Prediction: Wake Forest 0-0 Denver (Wake Forest advances 5-4 in penalties)

No. 9 North Carolina (14-3-3) vs. No. 5 Stanford (14-3-4), 7:45 p.m. CT (ESPNU)

At least if you went by the theoretical lines set by Vegas, neither Stanford nor North Carolina were odds-on favorites to get here. Stanford had a fire-hardened road here, littered with deceptively difficult opponents along the way. Excellent newcomer Pacific, 2014 national champ Virginia and Louisville, the highest seed in the quarter. Stanford was better than every one, beating the odds to get back to a second consecutive College Cup.

North Carolina’s path up the mountain was even craggier. Sure, No. 1 Maryland might’ve been knocked out in the upset of the century by Providence. But the Tar Heels still had to maneuver past the nation’s highest-scoring offense in Florida Gulf Coast(m) (which they did), a 2015 College Cup team in Syracuse (which they did) and that possible Friars team of destiny in the Elite 8 (which, again, they did).

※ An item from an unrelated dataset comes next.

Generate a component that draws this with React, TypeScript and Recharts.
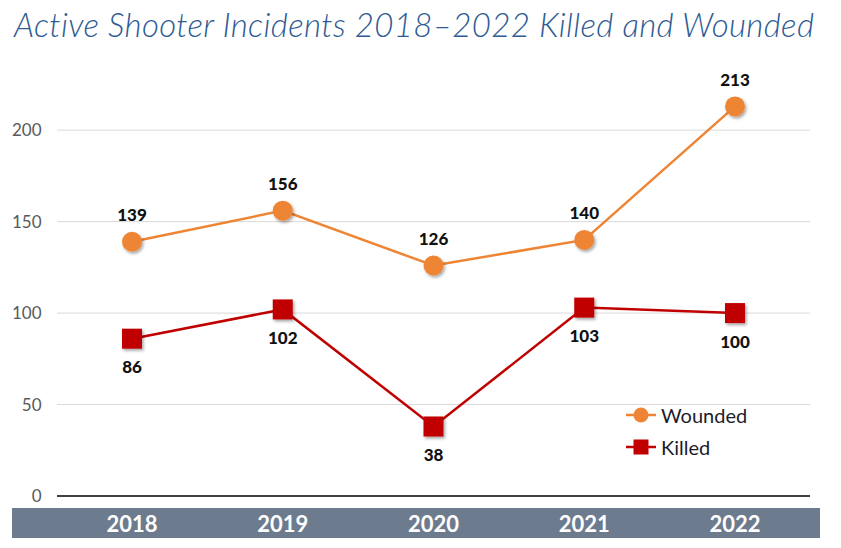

In terms of roads to the finals, nobody had it tougher than North Carolina.

And in terms of matchups, this one is a murky tactical soup.

Under coach Jeremy Gunn, who’s probably the best in the college game right now at maximizing his talent in the tourney, this 2016 Stanford side is a buttoned up three-piece suit. The Cardinal aren’t flashy, and they don’t play a style reminiscent of the game’s tactical finery, but it’s a cohesive tactical unit that plays as one. As much as Jordan Morris convinced everyone this was a swashbuckling side a year ago, Stanford is overtly practical. Which makes them incredibly dangerous this time of year.

North Carolina, on the other hand, is a bit more idealistic. Or at least it has been, mostly because it can afford to be. Nobody in the country has a player quite like Cameron Lindley, a freshman midfielder capable of picking even the most elaborate of defensive locks. Lindley is subtle, preferring to flit around the edges of things and biding his time before stepping into a pass that cuts a back line in half. The Tar Heels have a chunk of slab granite up top in Tucker Hume, too, a pure No. 9 who’s a wrecking ball in the box.

Point is, North Carolina and Stanford are both liquid tactically. They can play different styles based on game states, which makes this one doubly hard to predict. North Carolina certainly looks like the stronger team on paper, and the chances they’ll control possession and largely dictate play are good. But nearly Stanford’s entire roster has played on this stage before. Nobody on that Tar Heels roster has.